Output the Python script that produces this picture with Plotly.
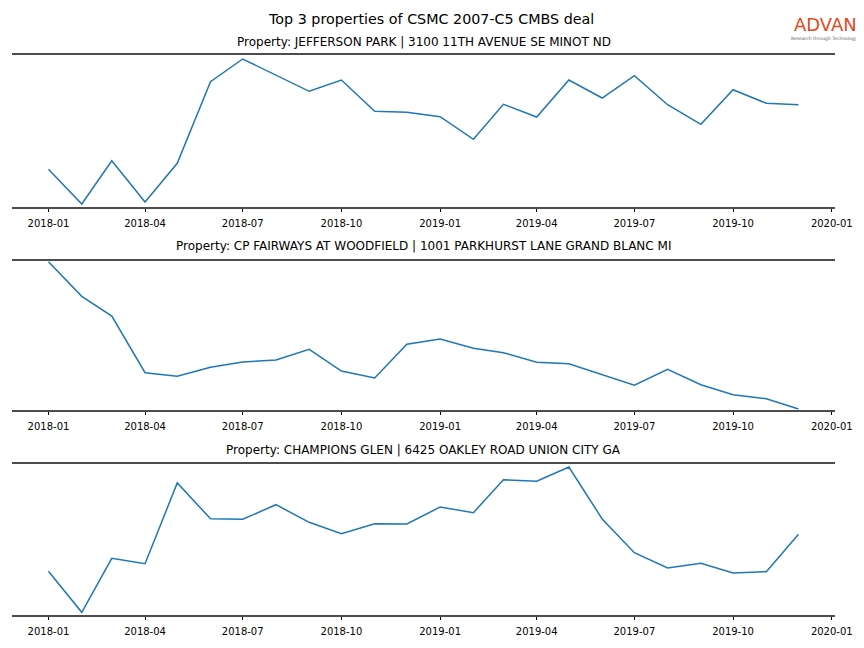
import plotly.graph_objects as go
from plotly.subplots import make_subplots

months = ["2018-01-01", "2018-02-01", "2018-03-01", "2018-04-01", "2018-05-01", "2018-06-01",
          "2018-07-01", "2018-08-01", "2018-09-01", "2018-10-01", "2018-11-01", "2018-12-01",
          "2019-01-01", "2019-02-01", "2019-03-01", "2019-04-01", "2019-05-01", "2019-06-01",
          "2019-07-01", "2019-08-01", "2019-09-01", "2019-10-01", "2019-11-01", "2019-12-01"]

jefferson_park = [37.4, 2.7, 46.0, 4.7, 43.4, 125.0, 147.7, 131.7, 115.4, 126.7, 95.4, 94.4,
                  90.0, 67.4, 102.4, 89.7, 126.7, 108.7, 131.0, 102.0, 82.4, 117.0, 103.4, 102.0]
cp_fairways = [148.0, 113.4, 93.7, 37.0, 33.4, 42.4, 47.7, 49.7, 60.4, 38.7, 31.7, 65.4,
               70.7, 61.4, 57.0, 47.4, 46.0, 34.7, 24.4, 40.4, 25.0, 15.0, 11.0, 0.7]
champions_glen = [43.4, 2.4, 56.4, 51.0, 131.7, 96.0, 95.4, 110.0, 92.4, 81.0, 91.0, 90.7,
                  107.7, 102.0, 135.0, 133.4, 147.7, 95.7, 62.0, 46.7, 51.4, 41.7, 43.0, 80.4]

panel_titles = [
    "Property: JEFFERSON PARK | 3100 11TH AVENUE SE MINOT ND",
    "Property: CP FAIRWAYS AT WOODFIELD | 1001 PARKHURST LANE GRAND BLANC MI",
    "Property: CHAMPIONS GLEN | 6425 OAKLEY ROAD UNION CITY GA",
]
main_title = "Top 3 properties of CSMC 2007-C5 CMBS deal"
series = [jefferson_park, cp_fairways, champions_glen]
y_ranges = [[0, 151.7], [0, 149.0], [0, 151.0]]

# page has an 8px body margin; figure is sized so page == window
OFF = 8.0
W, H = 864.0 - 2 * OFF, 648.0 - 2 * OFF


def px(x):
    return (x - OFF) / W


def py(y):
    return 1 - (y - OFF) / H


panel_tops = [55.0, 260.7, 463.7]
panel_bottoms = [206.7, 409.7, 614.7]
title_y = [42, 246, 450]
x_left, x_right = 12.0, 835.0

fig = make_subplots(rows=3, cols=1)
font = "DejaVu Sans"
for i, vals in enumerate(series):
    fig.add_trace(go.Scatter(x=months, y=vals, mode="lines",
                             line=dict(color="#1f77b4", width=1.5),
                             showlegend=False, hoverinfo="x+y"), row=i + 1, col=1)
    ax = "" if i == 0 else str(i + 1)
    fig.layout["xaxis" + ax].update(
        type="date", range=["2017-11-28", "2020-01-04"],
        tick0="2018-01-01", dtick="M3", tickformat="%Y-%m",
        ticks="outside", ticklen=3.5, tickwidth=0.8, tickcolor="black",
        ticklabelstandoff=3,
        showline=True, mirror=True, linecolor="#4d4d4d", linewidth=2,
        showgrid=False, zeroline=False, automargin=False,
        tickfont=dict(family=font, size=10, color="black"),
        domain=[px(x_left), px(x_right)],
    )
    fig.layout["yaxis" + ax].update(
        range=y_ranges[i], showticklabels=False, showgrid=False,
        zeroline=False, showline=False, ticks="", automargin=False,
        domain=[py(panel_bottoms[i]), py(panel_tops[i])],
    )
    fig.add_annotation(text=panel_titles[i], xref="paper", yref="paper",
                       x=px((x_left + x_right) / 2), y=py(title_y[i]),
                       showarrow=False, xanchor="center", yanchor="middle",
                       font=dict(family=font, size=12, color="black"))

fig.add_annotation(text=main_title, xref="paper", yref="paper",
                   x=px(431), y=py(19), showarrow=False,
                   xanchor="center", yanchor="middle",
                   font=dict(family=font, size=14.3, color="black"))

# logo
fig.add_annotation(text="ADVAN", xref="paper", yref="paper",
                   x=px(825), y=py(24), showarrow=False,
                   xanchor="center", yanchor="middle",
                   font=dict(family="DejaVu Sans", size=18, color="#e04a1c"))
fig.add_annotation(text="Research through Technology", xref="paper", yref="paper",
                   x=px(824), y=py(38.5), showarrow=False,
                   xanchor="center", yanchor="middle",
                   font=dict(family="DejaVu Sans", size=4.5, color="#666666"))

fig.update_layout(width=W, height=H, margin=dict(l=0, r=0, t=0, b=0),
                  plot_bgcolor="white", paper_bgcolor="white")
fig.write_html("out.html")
────────────────
Exercise description: Emit the lines of the material exactly, from its first line to the line containing "W, H = 864.0 - 2 * OFF, 648.0 - 2 * OFF", inclusive; leave every picture out.

Full answer:
Output the Python script that produces this picture with Plotly.
import plotly.graph_objects as go
from plotly.subplots import make_subplots

months = ["2018-01-01", "2018-02-01", "2018-03-01", "2018-04-01", "2018-05-01", "2018-06-01",
          "2018-07-01", "2018-08-01", "2018-09-01", "2018-10-01", "2018-11-01", "2018-12-01",
          "2019-01-01", "2019-02-01", "2019-03-01", "2019-04-01", "2019-05-01", "2019-06-01",
          "2019-07-01", "2019-08-01", "2019-09-01", "2019-10-01", "2019-11-01", "2019-12-01"]

jefferson_park = [37.4, 2.7, 46.0, 4.7, 43.4, 125.0, 147.7, 131.7, 115.4, 126.7, 95.4, 94.4,
                  90.0, 67.4, 102.4, 89.7, 126.7, 108.7, 131.0, 102.0, 82.4, 117.0, 103.4, 102.0]
cp_fairways = [148.0, 113.4, 93.7, 37.0, 33.4, 42.4, 47.7, 49.7, 60.4, 38.7, 31.7, 65.4,
               70.7, 61.4, 57.0, 47.4, 46.0, 34.7, 24.4, 40.4, 25.0, 15.0, 11.0, 0.7]
champions_glen = [43.4, 2.4, 56.4, 51.0, 131.7, 96.0, 95.4, 110.0, 92.4, 81.0, 91.0, 90.7,
                  107.7, 102.0, 135.0, 133.4, 147.7, 95.7, 62.0, 46.7, 51.4, 41.7, 43.0, 80.4]

panel_titles = [
    "Property: JEFFERSON PARK | 3100 11TH AVENUE SE MINOT ND",
    "Property: CP FAIRWAYS AT WOODFIELD | 1001 PARKHURST LANE GRAND BLANC MI",
    "Property: CHAMPIONS GLEN | 6425 OAKLEY ROAD UNION CITY GA",
]
main_title = "Top 3 properties of CSMC 2007-C5 CMBS deal"
series = [jefferson_park, cp_fairways, champions_glen]
y_ranges = [[0, 151.7], [0, 149.0], [0, 151.0]]

# page has an 8px body margin; figure is sized so page == window
OFF = 8.0
W, H = 864.0 - 2 * OFF, 648.0 - 2 * OFF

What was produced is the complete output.